Но как архитектурные детали античных построек механически вплетались в тело новых строений, как фрагменты из древних классиков использовались византийскими поэтами для создания сочинений на евангельские сюжеты, так точно подражания античным образам вошли в византийское изобразительное искусство вне античных функциональных связей. Интерес к античности становится в Византии страстью во второй половине IX–X вв. Он выражается в массовом переписывании древних рукописей, в составлении комментариев и сборников древних сочинений, в копировании древних (чаще, может быть, архаических, нежели классических) человеческих изображений. Не без оснований некоторые искусствоведы считают, что Богоматерь из алтарной конхи храма Св. Софии напоминает величественную Геру или Афину – если бы только Афина могла стать матерью! Но все это – не более чем подобие, чем подражание: античность прославляла гармоническое единство земного бытия – византийское искусство исходило из противоречия между земным и небесным, реальностью и мифом, историей и вечностью, переживаемым и мечтой. Связь с античностью была здесь не сущностной, а формальной, и потому – мало продуктивной.

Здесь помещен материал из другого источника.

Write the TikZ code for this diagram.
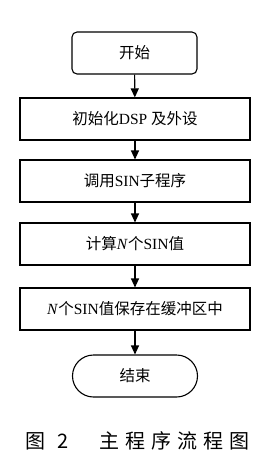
\documentclass[tikz,border=0pt]{standalone}
\usepackage{fontspec}
\setmainfont{Liberation Serif}
\newfontfamily\cjk{Noto Sans CJK SC}
\usetikzlibrary{arrows.meta, positioning}

\begin{document}
\begin{tikzpicture}[x=1pt, y=-1pt, font=\fontsize{15.5}{18}\selectfont,
    stepbox/.style={draw, line width=1.1pt, minimum width=230pt, minimum height=42pt},
    termbox/.style={draw, line width=1.1pt, minimum width=125pt, minimum height=42pt}]
    \useasboundingbox (0,0) rectangle (271,459);
    \node[termbox, rounded corners=5pt] (start) at (134.5,53) {\cjk 开始};
    \foreach \i/\y/\txt in {1/119/{{\cjk 初始化}DSP {\cjk 及外设}},
                            2/181/{{\cjk 调用}SIN{\cjk 子程序}},
                            3/244/{{\cjk 计算}\textit{N}{\cjk 个}SIN{\cjk 值}},
                            4/309/{\textit{N}{\cjk 个}SIN{\cjk 值保存在缓冲区中}}}
    {
        \node[stepbox] (n\i) at (135,\y) {\txt};
    }
    \node[termbox, rounded corners=21pt] (stop) at (135,376) {\cjk 结束};
    \foreach \j [remember=\j as \last (initially start)] in {n1,n2,n3,n4,stop}
        \draw[-{Triangle[length=9pt, width=8pt]}, line width=1.1pt] (\last) -- (\j);
    \node[font=\fontsize{20}{24}\selectfont, anchor=west, inner sep=0pt] (caption) at (25,441)
        {\cjk 图\hspace{12pt}2\hspace{31pt}主\hspace{6pt}程\hspace{6pt}序\hspace{6pt}流\hspace{6pt}程\hspace{6pt}图};
\end{tikzpicture}
\end{document}
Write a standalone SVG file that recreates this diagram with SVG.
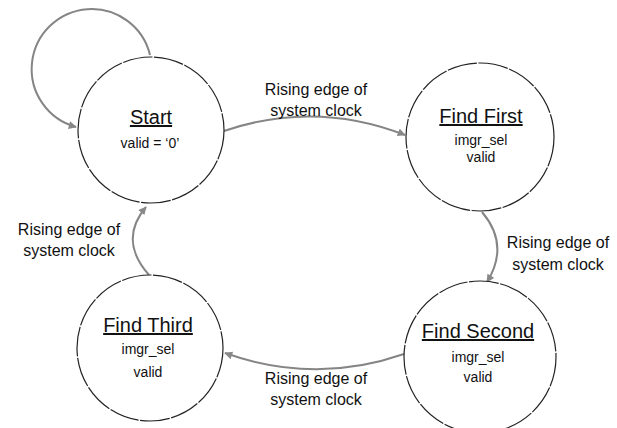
<svg xmlns="http://www.w3.org/2000/svg" width="617" height="428" viewBox="0 0 617 428">
<style>
.node{fill:#fff;stroke:#222;stroke-width:1.2;stroke-dasharray:30 1.5}
.edge{fill:none;stroke:#858585;stroke-width:2}
.t{font-family:"Liberation Sans",Arial,sans-serif;fill:#111;text-anchor:middle}
.title{font-size:20px;text-decoration:underline}
.sub{font-size:14px}
.lbl{font-size:16px}
</style>
<defs>
<marker id="arr" viewBox="0 0 10 10" refX="9" refY="5" markerWidth="10" markerHeight="8" markerUnits="userSpaceOnUse" orient="auto">
<path d="M0,0 L10,5 L0,10 z" fill="#888"/>
</marker>
</defs>
<rect width="617" height="428" fill="#fff"/>
<g id="edges">
<path class="edge" d="M150,55 A60,60 0 1 0 76,127" marker-end="url(#arr)" stroke="#aaa"/>
<path class="edge" d="M224,131 Q315,100 405,135" marker-end="url(#arr)"/>
<path class="edge" d="M482,212 Q510,245 487,282" marker-end="url(#arr)"/>
<path class="edge" d="M404,354 Q315,385 225,353" marker-end="url(#arr)"/>
<path class="edge" d="M149,275 Q118,240 146,207" marker-end="url(#arr)" stroke="#a8a8a8"/>
</g>
<g id="labels">
<text class="t lbl" x="316" y="95">Rising edge of</text>
<text class="t lbl" x="316" y="116">system clock</text>
<text class="t lbl" x="558" y="248">Rising edge of</text>
<text class="t lbl" x="558" y="270">system clock</text>
<text class="t lbl" x="316" y="384">Rising edge of</text>
<text class="t lbl" x="316" y="405">system clock</text>
<text class="t lbl" x="69" y="235">Rising edge of</text>
<text class="t lbl" x="69" y="256">system clock</text>
</g>
<g id="start">
<circle class="node" cx="151" cy="130" r="73"/>
<text class="t title" x="151" y="124">Start</text>
<text class="t sub" x="150" y="148">valid = ‘0’</text>
</g>
<g id="find-first">
<circle class="node" cx="480" cy="137" r="74"/>
<text class="t title" x="481" y="123">Find First</text>
<text class="t sub" x="481" y="145">imgr_sel</text>
<text class="t sub" x="481" y="162">valid</text>
</g>
<g id="find-second">
<circle class="node" cx="480" cy="357" r="76"/>
<text class="t title" x="478" y="338">Find Second</text>
<text class="t sub" x="478" y="362">imgr_sel</text>
<text class="t sub" x="478" y="382">valid</text>
</g>
<g id="find-third">
<circle class="node" cx="150" cy="348" r="73"/>
<text class="t title" x="148" y="332">Find Third</text>
<text class="t sub" x="148" y="354">imgr_sel</text>
<text class="t sub" x="148" y="377">valid</text>
</g>
</svg>
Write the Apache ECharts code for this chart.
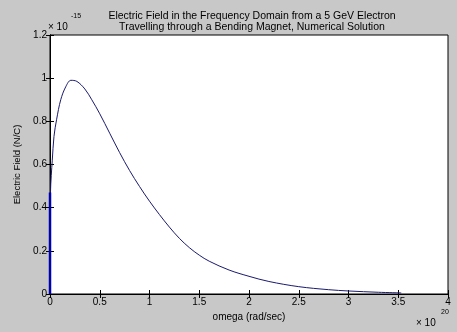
<!DOCTYPE html>
<html><head><meta charset="utf-8">
<script src="https://cdn.jsdelivr.net/npm/echarts@6/dist/echarts.min.js"></script>
<style>html,body{margin:0;padding:0;background:#c8c8c8}#c{width:457px;height:332px}</style>
</head><body><div id="c"></div>
<script>
const titleLines = ["Electric Field in the Frequency Domain from a 5 GeV Electron", "Travelling through a Bending Magnet, Numerical Solution"];
const xTicks = [0, 0.5, 1, 1.5, 2, 2.5, 3, 3.5, 4];
const yTicks = [0, 0.2, 0.4, 0.6, 0.8, 1, 1.2];
// omega (x 1e20 rad/sec)
const omega = [0, 0.005, 0.013, 0.023, 0.04, 0.067, 0.108, 0.158, 0.21, 0.27, 0.35, 0.42, 0.5, 0.6, 0.7, 0.8, 0.9, 1.0, 1.1, 1.2, 1.3, 1.4, 1.5, 1.6, 1.8, 2.0, 2.2, 2.5, 2.8, 3.0, 3.3, 3.53];
// electric field (x 1e-15 N/C)
const field = [0, 0.47, 0.55, 0.62, 0.73, 0.81, 0.90, 0.96, 0.99, 0.985, 0.95, 0.90, 0.835, 0.745, 0.655, 0.572, 0.498, 0.43, 0.368, 0.31, 0.258, 0.215, 0.18, 0.152, 0.111, 0.082, 0.058, 0.034, 0.02, 0.014, 0.008, 0.005];
const lowSegX = [0, 0];
const lowSegY = [0, 0.47];

const chart = echarts.init(document.getElementById('c'));
const font = 'Liberation Sans, Arial, sans-serif';
const fmt = v => String(Math.round(v * 10) / 10);
chart.setOption({
  backgroundColor: '#c8c8c8',
  animation: false,
  title: {
    text: titleLines.join('\n'), left: 247, top: 6, textAlign: 'center',
    textStyle: { fontFamily: font, fontSize: 10.5, fontWeight: 'normal', color: '#000', lineHeight: 11 }
  },
  grid: { left: 50, right: 9, top: 35, bottom: 38, show: true, backgroundColor: '#fff', borderColor: '#000', borderWidth: 1 },
  xAxis: [{
    type: 'value', min: 0, max: 4, interval: 0.5, position: 'bottom',
    name: 'omega (rad/sec)', nameLocation: 'middle', nameGap: 15,
    nameTextStyle: { fontFamily: font, fontSize: 10, color: '#000' },
    axisLine: { lineStyle: { color: '#000' } },
    axisTick: { inside: true, length: 4, lineStyle: { color: '#000' } },
    axisLabel: { fontFamily: font, fontSize: 10, color: '#000', margin: 3, formatter: fmt, showMaxLabel: true, showMinLabel: true },
    splitLine: { show: false }
  }, {
    type: 'value', min: 0, max: 4, interval: 0.5, position: 'top',
    axisLine: { lineStyle: { color: '#000' } },
    axisTick: { inside: true, length: 4, lineStyle: { color: '#000' } },
    axisLabel: { show: false }, splitLine: { show: false }
  }],
  yAxis: [{
    type: 'value', min: 0, max: 1.2, interval: 0.2, position: 'left',
    name: 'Electric Field (N/C)', nameLocation: 'middle', nameGap: 24,
    nameTextStyle: { fontFamily: font, fontSize: 9.5, color: '#000' },
    axisLine: { lineStyle: { color: '#000' } },
    axisTick: { inside: true, length: 4, lineStyle: { color: '#000' } },
    axisLabel: { fontFamily: font, fontSize: 10, color: '#000', margin: 3, formatter: fmt, showMaxLabel: true },
    splitLine: { show: false }
  }, {
    type: 'value', min: 0, max: 1.2, interval: 0.2, position: 'right',
    axisLine: { lineStyle: { color: '#000' } },
    axisTick: { inside: true, length: 4, lineStyle: { color: '#000' } },
    axisLabel: { show: false }, splitLine: { show: false }
  }],
  graphic: [
    { type: 'text', left: 48, top: 22, style: { text: '× 10', font: '10px ' + font, fill: '#000' } },
    { type: 'text', left: 71, top: 13, style: { text: '-15', font: '7px ' + font, fill: '#000' } },
    { type: 'text', left: 416, top: 318, style: { text: '× 10', font: '10px ' + font, fill: '#000' } },
    { type: 'text', left: 441, top: 309, style: { text: '20', font: '7px ' + font, fill: '#000' } }
  ],
  series: [{
    type: 'line', xAxisIndex: 0, yAxisIndex: 0, smooth: 0.35, symbol: 'none',
    lineStyle: { color: '#1a1a6e', width: 1 },
    data: omega.map((x, i) => [x, field[i]])
  }, {
    type: 'line', xAxisIndex: 0, yAxisIndex: 0, symbol: 'none',
    lineStyle: { color: '#0000b0', width: 2.5 },
    data: lowSegX.map((x, i) => [x, lowSegY[i]])
  }]
});
</script></body></html>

Иногда, напротив, византийское искусство выводят из византийского богословия. В самом деле, искусство в какой-то степени сливалось здесь с богослужением, и более того, оно было порождением той же самой общественной структуры. Это значит, что перед богословием и перед искусством стояли те же задачи, те же проблемы, важнейшими среди которых были противоречивость бытия и непознаваемость вечности, или Бога. Проблемы были те же, но методы их решения совершенно различными, можно сказать противоположными. Византийские мыслители последовательно развивали принципы апофатического («отрицательного») богословия, сущность которого состояла в отрицании возможности определить Бога через его качества – Бог мыслился непознаваемой, невыразимой, неопределимой сущностью, и казалось бы, именно иконоборческие принципы отвечали идеям апофатического богословия. Но византийские художники изображали Бога, создавали его икону – образ-подобие, пусть не тождественное прообразу, но сопричастное ему: недаром Иоанн Дамаскин сравнивал соотношение образа и архетипа с соотношением Бога Сына и Бога Отца. Искусство начиналось там, где останавливалось богословие, иначе говоря, оно не вытекало из богословия, но было параллельным ему явлением византийской культурной жизни. В последние десятилетия все настойчивее подчеркивается мысль о тесной связи византийского искусства с государственной религией империи – с императорским культом. Связь этих двух феноменов и, соответственно, официальность византийского искусства – несомненны. Государство поощряло зрелищность, использовало изобразительное искусство и литературу для прямой политической пропаганды (официальные речи, плакаты) и шире – для пропаганды обобщенной, для прославления божественного порядка и божественности земных порядков. Государство давало средства для сооружения храмов, для украшения их, и обеднение византийского государства после 1204 г. очень заметно выразилось в замене дорогой мозаичной техники более дешевыми фресками при строительстве столичных церквей. И все-таки византийское искусство, византийское художественное творчество не сводимо только к пропаганде идеи государственного единства, как не сводимо оно к пропаганде теологической идеи – пусть самого возвышенного свойства.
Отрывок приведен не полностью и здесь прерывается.